* [THE INPUT]:
============
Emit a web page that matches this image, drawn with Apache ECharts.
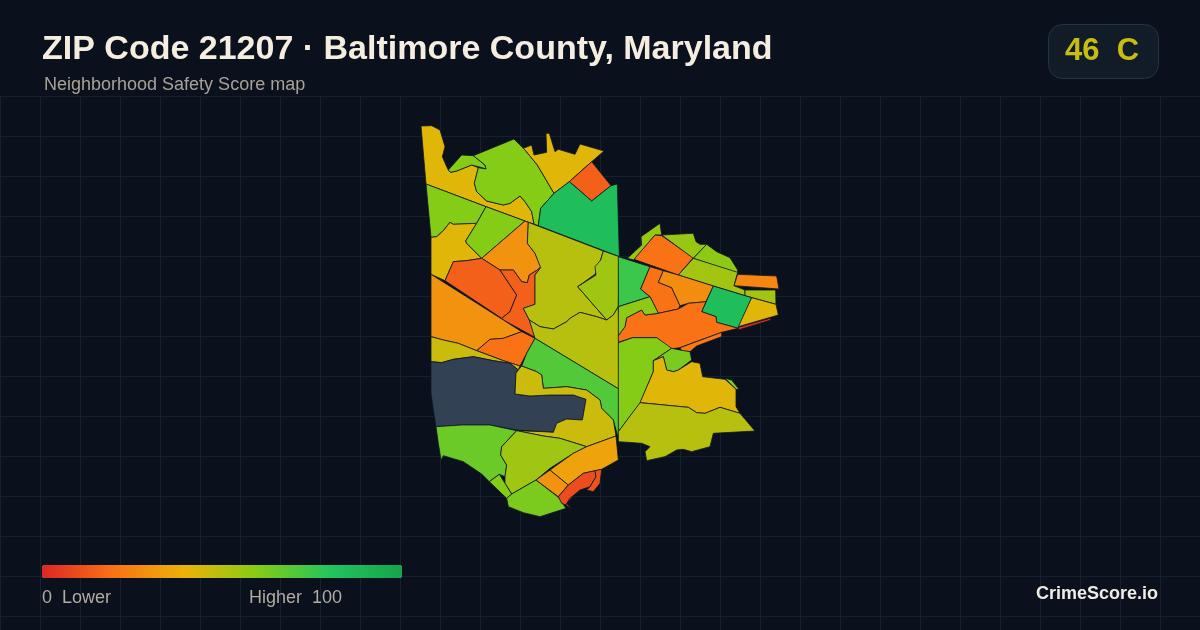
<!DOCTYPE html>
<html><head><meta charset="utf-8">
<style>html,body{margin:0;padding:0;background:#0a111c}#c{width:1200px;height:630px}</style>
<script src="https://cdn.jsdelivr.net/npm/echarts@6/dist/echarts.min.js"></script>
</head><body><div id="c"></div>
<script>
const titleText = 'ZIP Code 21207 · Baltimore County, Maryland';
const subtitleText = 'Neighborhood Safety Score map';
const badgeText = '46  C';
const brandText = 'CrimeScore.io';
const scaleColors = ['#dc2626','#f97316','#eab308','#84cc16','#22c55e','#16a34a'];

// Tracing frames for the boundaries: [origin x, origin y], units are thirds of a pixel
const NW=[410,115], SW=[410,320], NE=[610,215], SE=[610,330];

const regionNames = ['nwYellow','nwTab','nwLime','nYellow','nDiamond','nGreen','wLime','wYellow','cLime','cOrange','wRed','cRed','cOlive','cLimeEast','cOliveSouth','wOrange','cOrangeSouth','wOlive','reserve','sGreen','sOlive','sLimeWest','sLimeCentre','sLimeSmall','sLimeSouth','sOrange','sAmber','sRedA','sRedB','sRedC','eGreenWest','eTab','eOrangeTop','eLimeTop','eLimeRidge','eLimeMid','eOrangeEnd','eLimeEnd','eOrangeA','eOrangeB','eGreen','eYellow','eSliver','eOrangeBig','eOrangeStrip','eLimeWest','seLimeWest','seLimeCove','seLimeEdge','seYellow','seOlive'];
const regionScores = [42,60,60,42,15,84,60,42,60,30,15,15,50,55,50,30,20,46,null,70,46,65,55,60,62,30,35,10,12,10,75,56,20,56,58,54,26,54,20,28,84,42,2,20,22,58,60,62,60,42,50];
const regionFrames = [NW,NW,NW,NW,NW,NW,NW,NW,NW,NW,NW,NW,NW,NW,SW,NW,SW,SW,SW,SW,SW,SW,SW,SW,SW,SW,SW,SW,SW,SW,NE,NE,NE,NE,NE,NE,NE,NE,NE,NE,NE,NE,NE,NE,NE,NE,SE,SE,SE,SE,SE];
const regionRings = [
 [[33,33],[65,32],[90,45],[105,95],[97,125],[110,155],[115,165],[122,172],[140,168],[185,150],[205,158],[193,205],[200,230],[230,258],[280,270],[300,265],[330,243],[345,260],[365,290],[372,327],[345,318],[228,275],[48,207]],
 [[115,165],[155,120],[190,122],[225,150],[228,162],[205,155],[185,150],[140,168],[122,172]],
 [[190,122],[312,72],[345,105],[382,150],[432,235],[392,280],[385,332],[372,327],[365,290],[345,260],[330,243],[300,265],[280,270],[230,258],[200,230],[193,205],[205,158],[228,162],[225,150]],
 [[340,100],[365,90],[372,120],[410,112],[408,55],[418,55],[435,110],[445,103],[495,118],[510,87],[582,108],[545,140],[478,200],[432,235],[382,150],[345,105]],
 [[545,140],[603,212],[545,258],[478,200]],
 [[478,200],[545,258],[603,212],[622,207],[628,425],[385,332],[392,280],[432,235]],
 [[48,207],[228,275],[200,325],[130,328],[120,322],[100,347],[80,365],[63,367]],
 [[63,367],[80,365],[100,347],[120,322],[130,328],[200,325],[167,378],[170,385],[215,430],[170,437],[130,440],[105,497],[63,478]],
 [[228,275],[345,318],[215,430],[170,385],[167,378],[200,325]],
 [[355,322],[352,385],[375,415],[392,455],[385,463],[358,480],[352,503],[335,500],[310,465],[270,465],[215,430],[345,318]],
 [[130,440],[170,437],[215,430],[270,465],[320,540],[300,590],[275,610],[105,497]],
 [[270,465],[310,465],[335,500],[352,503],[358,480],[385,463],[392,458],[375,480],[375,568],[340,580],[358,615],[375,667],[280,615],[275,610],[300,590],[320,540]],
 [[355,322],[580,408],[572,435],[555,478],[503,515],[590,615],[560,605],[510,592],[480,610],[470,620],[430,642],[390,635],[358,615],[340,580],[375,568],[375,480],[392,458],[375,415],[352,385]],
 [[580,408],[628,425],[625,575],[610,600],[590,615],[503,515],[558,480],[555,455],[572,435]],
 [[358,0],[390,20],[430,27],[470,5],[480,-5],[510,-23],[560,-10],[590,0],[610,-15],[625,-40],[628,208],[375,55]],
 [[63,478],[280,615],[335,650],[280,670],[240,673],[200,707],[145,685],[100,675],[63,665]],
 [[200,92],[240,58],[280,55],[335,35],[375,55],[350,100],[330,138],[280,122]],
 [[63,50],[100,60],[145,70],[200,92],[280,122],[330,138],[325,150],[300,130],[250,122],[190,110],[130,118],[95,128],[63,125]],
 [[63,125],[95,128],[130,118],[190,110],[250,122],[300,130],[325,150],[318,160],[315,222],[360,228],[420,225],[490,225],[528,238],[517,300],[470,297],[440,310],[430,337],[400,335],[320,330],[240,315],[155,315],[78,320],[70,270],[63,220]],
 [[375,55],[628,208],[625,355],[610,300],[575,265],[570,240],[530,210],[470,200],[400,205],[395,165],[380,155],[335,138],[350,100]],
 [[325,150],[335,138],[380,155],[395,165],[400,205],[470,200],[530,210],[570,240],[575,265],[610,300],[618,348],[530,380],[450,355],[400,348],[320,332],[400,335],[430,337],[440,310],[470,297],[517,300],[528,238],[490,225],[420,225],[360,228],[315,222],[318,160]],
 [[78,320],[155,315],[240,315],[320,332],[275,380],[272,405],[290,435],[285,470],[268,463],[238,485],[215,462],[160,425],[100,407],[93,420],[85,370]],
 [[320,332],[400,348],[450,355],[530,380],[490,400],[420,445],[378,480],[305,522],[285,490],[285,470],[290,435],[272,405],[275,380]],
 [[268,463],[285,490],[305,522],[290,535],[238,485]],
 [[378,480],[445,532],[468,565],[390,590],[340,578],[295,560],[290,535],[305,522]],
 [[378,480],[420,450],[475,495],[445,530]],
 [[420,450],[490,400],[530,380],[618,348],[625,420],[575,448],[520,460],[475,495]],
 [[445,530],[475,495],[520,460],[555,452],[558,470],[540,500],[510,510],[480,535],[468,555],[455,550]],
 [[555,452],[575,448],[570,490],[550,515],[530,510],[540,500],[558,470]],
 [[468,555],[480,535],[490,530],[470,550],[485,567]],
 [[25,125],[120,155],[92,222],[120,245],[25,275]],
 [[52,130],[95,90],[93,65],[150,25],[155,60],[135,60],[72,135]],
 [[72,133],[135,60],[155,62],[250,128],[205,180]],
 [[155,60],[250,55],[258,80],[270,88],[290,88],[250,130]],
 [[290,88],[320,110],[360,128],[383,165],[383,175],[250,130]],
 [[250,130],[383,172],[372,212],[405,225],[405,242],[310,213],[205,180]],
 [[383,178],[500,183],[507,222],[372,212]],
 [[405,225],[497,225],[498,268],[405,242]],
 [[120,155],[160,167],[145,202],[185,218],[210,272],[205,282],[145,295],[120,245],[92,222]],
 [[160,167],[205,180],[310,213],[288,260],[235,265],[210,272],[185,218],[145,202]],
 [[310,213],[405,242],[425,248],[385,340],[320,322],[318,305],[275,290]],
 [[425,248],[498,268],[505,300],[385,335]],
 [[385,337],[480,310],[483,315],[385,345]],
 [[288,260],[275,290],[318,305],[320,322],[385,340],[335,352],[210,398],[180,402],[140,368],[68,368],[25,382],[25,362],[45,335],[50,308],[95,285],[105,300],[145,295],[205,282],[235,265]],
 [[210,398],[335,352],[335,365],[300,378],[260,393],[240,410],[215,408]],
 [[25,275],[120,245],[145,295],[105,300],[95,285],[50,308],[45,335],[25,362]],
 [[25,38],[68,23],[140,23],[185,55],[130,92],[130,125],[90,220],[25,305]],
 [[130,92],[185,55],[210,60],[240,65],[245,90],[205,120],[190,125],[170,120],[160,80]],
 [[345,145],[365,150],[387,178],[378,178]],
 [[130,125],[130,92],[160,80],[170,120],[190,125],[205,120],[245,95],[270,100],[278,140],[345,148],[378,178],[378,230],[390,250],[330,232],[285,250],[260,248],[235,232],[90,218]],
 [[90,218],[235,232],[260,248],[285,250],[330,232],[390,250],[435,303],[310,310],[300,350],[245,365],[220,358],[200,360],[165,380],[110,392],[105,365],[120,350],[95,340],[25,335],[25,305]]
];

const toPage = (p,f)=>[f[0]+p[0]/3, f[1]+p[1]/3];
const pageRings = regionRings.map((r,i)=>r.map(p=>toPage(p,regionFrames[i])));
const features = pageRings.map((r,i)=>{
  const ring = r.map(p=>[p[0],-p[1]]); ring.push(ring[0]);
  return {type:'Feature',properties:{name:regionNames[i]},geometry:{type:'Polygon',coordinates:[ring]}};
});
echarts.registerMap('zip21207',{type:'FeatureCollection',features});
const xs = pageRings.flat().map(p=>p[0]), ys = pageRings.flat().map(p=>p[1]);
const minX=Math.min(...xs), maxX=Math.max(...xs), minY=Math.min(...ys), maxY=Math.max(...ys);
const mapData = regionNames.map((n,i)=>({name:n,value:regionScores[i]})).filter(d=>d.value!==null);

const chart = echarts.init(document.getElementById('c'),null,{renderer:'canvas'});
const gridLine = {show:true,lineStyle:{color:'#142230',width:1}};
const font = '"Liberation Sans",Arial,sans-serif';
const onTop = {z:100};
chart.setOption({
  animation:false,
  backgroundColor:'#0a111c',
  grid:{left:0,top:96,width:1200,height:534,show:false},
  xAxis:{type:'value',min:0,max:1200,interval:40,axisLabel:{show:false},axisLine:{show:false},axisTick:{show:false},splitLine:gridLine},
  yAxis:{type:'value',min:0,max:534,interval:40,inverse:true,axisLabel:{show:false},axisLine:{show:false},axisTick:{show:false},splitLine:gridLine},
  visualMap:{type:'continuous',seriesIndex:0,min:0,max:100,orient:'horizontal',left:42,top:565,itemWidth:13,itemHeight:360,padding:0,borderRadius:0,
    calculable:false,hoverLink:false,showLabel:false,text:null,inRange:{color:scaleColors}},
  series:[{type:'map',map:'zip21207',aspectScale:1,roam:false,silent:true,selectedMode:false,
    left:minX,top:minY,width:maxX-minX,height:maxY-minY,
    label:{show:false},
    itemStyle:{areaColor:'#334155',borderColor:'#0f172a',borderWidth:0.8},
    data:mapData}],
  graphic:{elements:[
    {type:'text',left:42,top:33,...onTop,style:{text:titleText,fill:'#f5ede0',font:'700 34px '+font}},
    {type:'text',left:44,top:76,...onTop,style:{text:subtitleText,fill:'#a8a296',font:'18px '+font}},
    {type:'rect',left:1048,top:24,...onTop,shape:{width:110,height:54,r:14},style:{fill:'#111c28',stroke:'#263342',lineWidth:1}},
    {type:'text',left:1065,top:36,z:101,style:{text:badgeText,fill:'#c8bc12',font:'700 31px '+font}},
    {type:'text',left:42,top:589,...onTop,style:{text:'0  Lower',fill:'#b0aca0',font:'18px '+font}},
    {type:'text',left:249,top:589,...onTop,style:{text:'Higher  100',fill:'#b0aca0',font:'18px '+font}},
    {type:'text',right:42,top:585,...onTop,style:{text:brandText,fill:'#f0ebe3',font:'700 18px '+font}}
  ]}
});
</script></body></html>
============
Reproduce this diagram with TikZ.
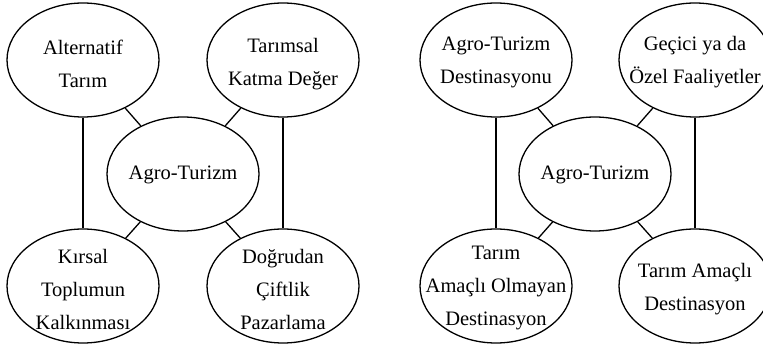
============
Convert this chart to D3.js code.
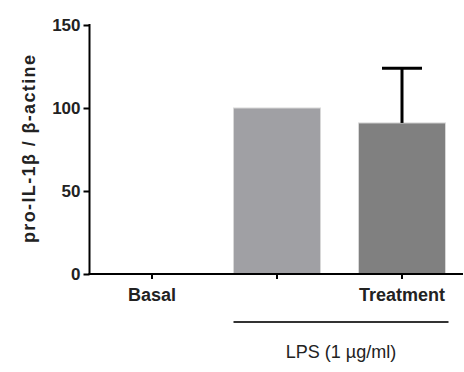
============
* [YOUR TASK]: Make an exact copy of the lines from the one with "Emit a web page" through the one with "const NW=[410,115], SW=[410,320], NE=[610,215], SE=[610,330];", both ends in, and nothing else. Drop every picture.

* [FULL OUTPUT]:
Emit a web page that matches this image, drawn with Apache ECharts.
<!DOCTYPE html>
<html><head><meta charset="utf-8">
<style>html,body{margin:0;padding:0;background:#0a111c}#c{width:1200px;height:630px}</style>
<script src="https://cdn.jsdelivr.net/npm/echarts@6/dist/echarts.min.js"></script>
</head><body><div id="c"></div>
<script>
const titleText = 'ZIP Code 21207 · Baltimore County, Maryland';
const subtitleText = 'Neighborhood Safety Score map';
const badgeText = '46  C';
const brandText = 'CrimeScore.io';
const scaleColors = ['#dc2626','#f97316','#eab308','#84cc16','#22c55e','#16a34a'];

// Tracing frames for the boundaries: [origin x, origin y], units are thirds of a pixel
const NW=[410,115], SW=[410,320], NE=[610,215], SE=[610,330];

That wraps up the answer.